Heart Specialists Provide Expert Care for Patent Foramen Ovale
The heart specialists at University Hospitals Harrington Heart & Vascular Institute are dedicated to providing expert care for patients with patent foramen ovale, also called PFO. Through close monitoring and a variety of treatment options, we help PFO patients reduce their risk of stroke and more advanced coronary heart disease.
A foramen ovale is a small hole in the heart that naturally exists in babies who are still in the womb. Shortly after birth, the foramen ovale should close. In the event it does not close, a condition called patent foramen ovale or PFO occurs.
Although the majority of patients with this condition do not have any PFO symptoms, the condition may cause migraine headaches and increase the risk of stroke and heart attack. While the condition affects approximately 25% of Americans, many are unaware they are living with PFO.

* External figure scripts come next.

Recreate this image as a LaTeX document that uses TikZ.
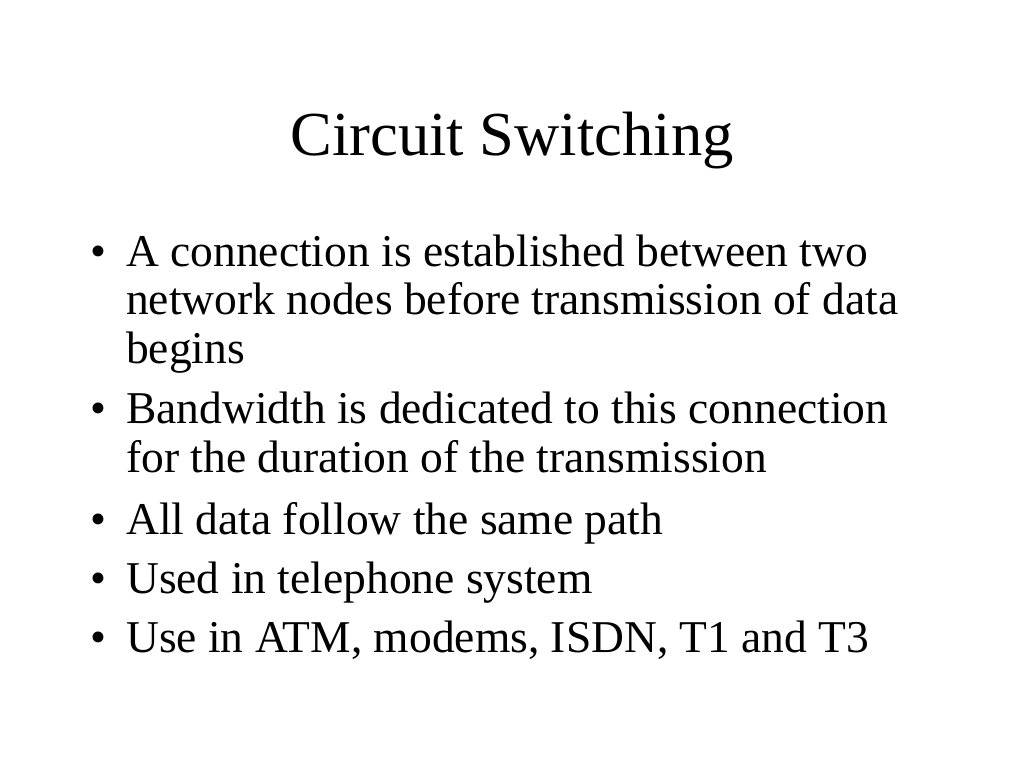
\documentclass[tikz,border=0pt]{standalone}
\usepackage{fontspec}
\setmainfont{Liberation Serif}
\usepackage{tikz}

\tikzset{
  slidetitle/.style={anchor=base, inner sep=0pt, font=\fontsize{62.6}{70}\selectfont},
  bullettext/.style={anchor=base west, inner sep=0pt, font=\fontsize{45.5}{48.5}\selectfont},
  bulletmark/.style={anchor=base west, inner sep=0pt, font=\fontsize{45.5}{48.5}\selectfont}
}

\begin{document}
\begin{tikzpicture}[x=1pt, y=1pt]

\fill[white] (0,0) rectangle (1024,-768);

\node[slidetitle] (title) at (512,-155) {Circuit Switching};

\node[bulletmark] (b1) at (90,-266) {\textbullet};
\node[bullettext] (l1a) at (126,-266) {A connection is established between two};
\node[bullettext] (l1b) at (126,-314.5) {network nodes before transmission of data};
\node[bullettext] (l1c) at (126,-363) {begins};

\node[bulletmark] (b2) at (90,-423) {\textbullet};
\node[bullettext] (l2a) at (126,-423) {Bandwidth is dedicated to this connection};
\node[bullettext] (l2b) at (126,-472) {for the duration of the transmission};

\node[bulletmark] (b3) at (90,-534) {\textbullet};
\node[bullettext] (l3a) at (126,-534) {All data follow the same path};

\node[bulletmark] (b4) at (90,-593) {\textbullet};
\node[bullettext] (l4a) at (126,-593) {Used in telephone system};

\node[bulletmark] (b5) at (90,-652) {\textbullet};
\node[bullettext] (l5a) at (126,-652) {Use in ATM, modems, ISDN, T1 and T3};

\end{tikzpicture}
\end{document}
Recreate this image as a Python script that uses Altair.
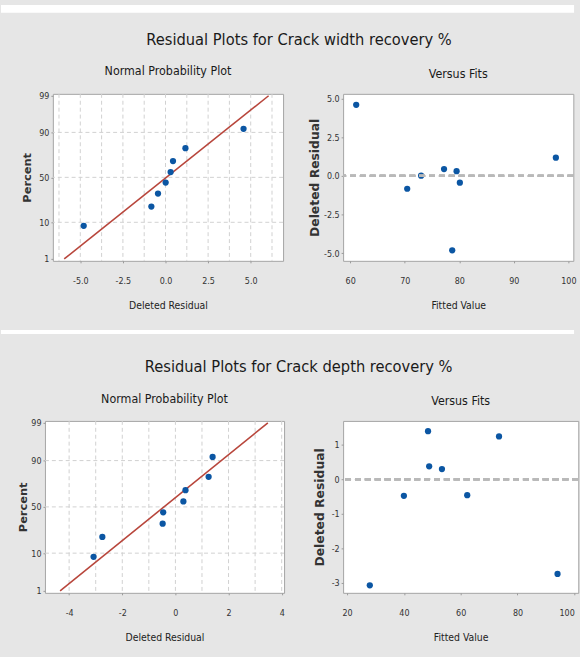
import altair as alt
import pandas as pd
from statistics import NormalDist

# ---------------- data ----------------
width_fits = [61.1, 70.45, 73.0, 77.2, 78.7, 79.5, 80.1, 97.7]
width_resid = [4.58, -0.83, 0.01, 0.44, -4.80, 0.30, -0.44, 1.17]

depth_fits = [28.0, 40.0, 48.5, 48.9, 53.4, 62.3, 73.5, 94.1]
depth_resid = [-3.08, -0.48, 1.40, 0.38, 0.30, -0.46, 1.25, -2.75]

pct_ticks = [1, 10, 50, 90, 99]
pct_grid = [10, 50, 90]

width_res_ticks = [-5.0, -2.5, 0.0, 2.5, 5.0]
width_res_grid = [-6.25, -5.0, -3.75, -2.5, -1.25, 0.0, 1.25, 2.5, 3.75, 5.0, 6.25]
width_fit_ticks = [60, 70, 80, 90, 100]
width_vres_ticks = [-5.0, -2.5, 0.0, 2.5, 5.0]

depth_res_ticks = [-4, -2, 0, 2, 4]
depth_res_grid = [-4, -3, -2, -1, 0, 1, 2, 3, 4]
depth_fit_ticks = [20, 40, 60, 80, 100]
depth_vres_ticks = [-3, -2, -1, 0, 1]

title_width = "Residual Plots for Crack width recovery %"
title_depth = "Residual Plots for Crack depth recovery %"

# ---------------- style ----------------
FONT = "DejaVu Sans Condensed, Liberation Sans, sans-serif"
YFONT = "DejaVu Sans"
BG = "#e6e6e6"
BLUE = "#0b56a3"
RED = "#b8463c"
GRID = "#d0d0d0"
FRAME = "#a4a4a4"
CLEAR = alt.ViewBackground(fill="transparent", stroke="transparent")

nd = NormalDist()


def zval(p):
    return nd.inv_cdf(p / 100.0)


def hyphen_expr(decimals):
    return ("(datum.value < 0 ? '-' : '') + format(abs(datum.value), '.%df')" % decimals)


def sub_title(text):
    return alt.TitleParams(text, frame="group", anchor="middle", font=FONT,
                           fontSize=12.5, fontWeight="normal", color="#1a1a1a", offset=14)


def xaxis(values, decimals, title, flush=False):
    kw = dict(values=values, labelExpr=hyphen_expr(decimals), title=title, grid=False,
              domain=False, ticks=True, tickSize=2, tickColor="#999999", labelPadding=13.5,
              labelFont=FONT, labelFontSize=9, labelColor="#333333",
              titleFont=FONT, titleFontSize=10.5, titleFontWeight="normal",
              titleColor="#222222", titlePadding=15.5)
    if flush:
        kw["labelAlign"] = alt.ConditionalAxisLabelAlign(
            condition={"test": "datum.value >= 100", "value": "right"}, value="center")
    return alt.Axis(**kw)


def yaxis(values, title, tp, size, label_expr):
    return alt.Axis(values=values, title=title, grid=False, domain=False, ticks=True,
                    tickSize=2, tickColor="#999999", labelPadding=2, labelExpr=label_expr,
                    labelFont=FONT, labelFontSize=9, labelColor="#333333",
                    titleFont=YFONT, titleFontSize=size, titleFontWeight="bold",
                    titleColor="#333333", titlePadding=tp)


def normal_plot(resid, xdom, xticks, xgrid, decimals, w, h, tp):
    df = pd.DataFrame({"resid": resid})
    xs = alt.Scale(domain=xdom, nice=False, zero=False)
    ys = alt.Scale(domain=[-2.38, 2.38], nice=False, zero=False)
    ax = xaxis(xticks, decimals, "Deleted Residual")
    ay = yaxis([zval(p) for p in pct_ticks], "Percent", tp, 11.5,
               "format(cumulativeNormal(datum.value) * 100, '.0f')")

    gx = alt.Chart(pd.DataFrame({"x": xgrid})).mark_rule(
        color=GRID, strokeDash=[4, 3], strokeWidth=1
    ).encode(x=alt.X("x:Q", scale=xs, axis=ax))

    gy = alt.Chart(pd.DataFrame({"p": pct_grid})).transform_calculate(
        zz="quantileNormal(datum.p / 100)"
    ).mark_rule(color=GRID, strokeDash=[4, 3], strokeWidth=1).encode(
        y=alt.Y("zz:Q", scale=ys, axis=ay)
    )

    line = alt.Chart(df).transform_aggregate(
        m="mean(resid)", s="stdev(resid)"
    ).transform_calculate(pp="[0.01, 0.99]").transform_flatten(["pp"]).transform_calculate(
        x="datum.m + datum.s * quantileNormal(datum.pp)",
        zz="quantileNormal(datum.pp)",
    ).mark_line(color=RED, strokeWidth=1.6).encode(x="x:Q", y="zz:Q")

    pts = alt.Chart(df).transform_window(
        rank="row_number()", sort=[alt.SortField("resid", order="ascending")]
    ).transform_joinaggregate(n="count()").transform_calculate(
        x="datum.resid",
        zz="quantileNormal((datum.rank - 0.3) / (datum.n + 0.4))",
    ).mark_circle(size=40, color=BLUE, opacity=1).encode(x="x:Q", y="zz:Q")

    return alt.layer(gx, gy, line, pts).properties(
        width=w, height=h, title=sub_title("Normal Probability Plot")
    )


def fits_plot(fits, resid, xdom, xticks, ydom, yticks, ydec, w, h, tp, flush=False):
    df = pd.DataFrame({"fit": fits, "resid": resid})
    xs = alt.Scale(domain=xdom, nice=False, zero=False)
    ys = alt.Scale(domain=ydom, nice=False, zero=False)
    ax = xaxis(xticks, 0, "Fitted Value", flush=flush)
    ay = yaxis(yticks, "Deleted  Residual", tp, 12.5, hyphen_expr(ydec))

    zero = alt.Chart(df).mark_rule(
        color="#b9b9b9", strokeDash=[6, 4], strokeWidth=2.2
    ).encode(y=alt.datum(0))

    pts = alt.Chart(df).mark_circle(size=40, color=BLUE, opacity=1).encode(
        x=alt.X("fit:Q", scale=xs, axis=ax),
        y=alt.Y("resid:Q", scale=ys, axis=ay),
    )
    return alt.layer(pts, zero).properties(width=w, height=h, title=sub_title("Versus Fits"))


def block_title(text):
    return alt.TitleParams(text, anchor="middle", font=FONT, fontSize=16.5,
                           fontWeight="normal", color="#1a1a1a", offset=17)


def spacer():
    # invisible 1px cell that fixes the left origin of each block
    return alt.Chart(pd.DataFrame({"a": [0]})).mark_point(size=0, opacity=0).encode(
        x=alt.value(0), y=alt.value(0)
    ).properties(width=1, height=1, view=CLEAR)


def band(h, y0, y1):
    # white separator strip of the panel background (decoration, not data)
    return alt.Chart(pd.DataFrame({"a": [0]})).mark_rect(color="white").encode(
        x=alt.value(0), x2=alt.value(580), y=alt.value(y0), y2=alt.value(y1)
    ).properties(width=580, height=h, view=CLEAR)


tl = normal_plot(width_resid, [-6.61, 6.90], width_res_ticks, width_res_grid, 1,
                 233, 169, 6)
tr = fits_plot(width_fits, width_resid, [58.7, 100.9], width_fit_ticks,
               [-5.48, 5.29], width_vres_ticks, 1, 233, 169, 2)

bl = normal_plot(depth_resid, [-4.91, 4.09], depth_res_ticks, depth_res_grid, 0,
                 242, 174, 2)
br = fits_plot(depth_fits, depth_resid, [18.6, 101.4], depth_fit_ticks,
               [-3.3, 1.7], depth_vres_ticks, 0, 238, 174, 4.65, flush=True)

top_inner = alt.hconcat(tl, tr, spacing=23.75).properties(title=block_title(title_width))
bottom_inner = alt.hconcat(bl, br, spacing=27.75).properties(title=block_title(title_depth))

top = alt.hconcat(spacer(), top_inner, spacing=18.5)
bottom = alt.hconcat(spacer(), bottom_inner, spacing=14.5)

chart = alt.concat(band(26, 0, 8), top, band(46, 18, 22), bottom,
                   columns=1, spacing=0).properties(
    background=BG,
    padding={"left": 0, "top": 0, "right": 0, "bottom": 15},
).configure_view(
    fill="white", stroke=FRAME, strokeWidth=1
).configure_title(font=FONT)

chart.save("out.html", embed_options={"renderer": "svg", "actions": False})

Advanced Diagnostic Testing for PFO
In order to detect PFO, our heart specialists use various advanced diagnostic tests including:
- Bubble study: A bubble study is performed during an echo or TEE. It involves filling an IV with agitated saline and placing it on the patient’s arm. The saline produces bubbles the doctor watches to determine if they move from one side of the heart to the other.
- Echocardiogram (Echo): An echo is an ultrasound of the heart which evaluates blood flow across the heart valves and chambers.
- Transesophageal echo (TEE): In a TEE, a probe with a tiny camera is placed in the esophagus to reveal a clearer image of the defect than an echo.
Cardiac Catheterization or Surgery for Severe Cases of Patent Foramen Ovale Heart Condition
If you have been diagnosed with PFO but do not have any symptoms or related problems, you will most likely not require treatment. However, if treatment is required for more severe cases of PFO, our heart specialists may recommend:
- Medications: Medications for PFO are usually prescribed to thin your blood to prevent blood clots and stroke.
- PFO Closure: If you’ve had more than one stroke or transient ischemic attack, closure of PFO may be recommended.
For PFO closure, our team at University Hospitals provides a range of procedures. Whenever possible, we’ll perform cardiac catheterization which involves the use of a long, flexible narrow tube called a catheter. The catheter is inserted into a vein in the neck or leg and threaded through the vein to the heart. Then, the size of the PFO is measured and a repair device is selected for closure.
In the event a hole is abnormally large, PFO heart surgery may be necessary to close the larger opening. Our team of skilled heart valve experts use minimally invasive surgical procedures using a tiny incision and robotic techniques. These more advanced techniques provide a less blood loss, less pain and a faster recovery.
Learn More about Heart Valve Expertise at UH
Our heart valve specialists at University Hospitals are dedicated to improving care for heart valve disease treatment through research and innovation. Our team is investigating the benefits of closing the PFO during heart surgery to correct another issue and other more efficient processes.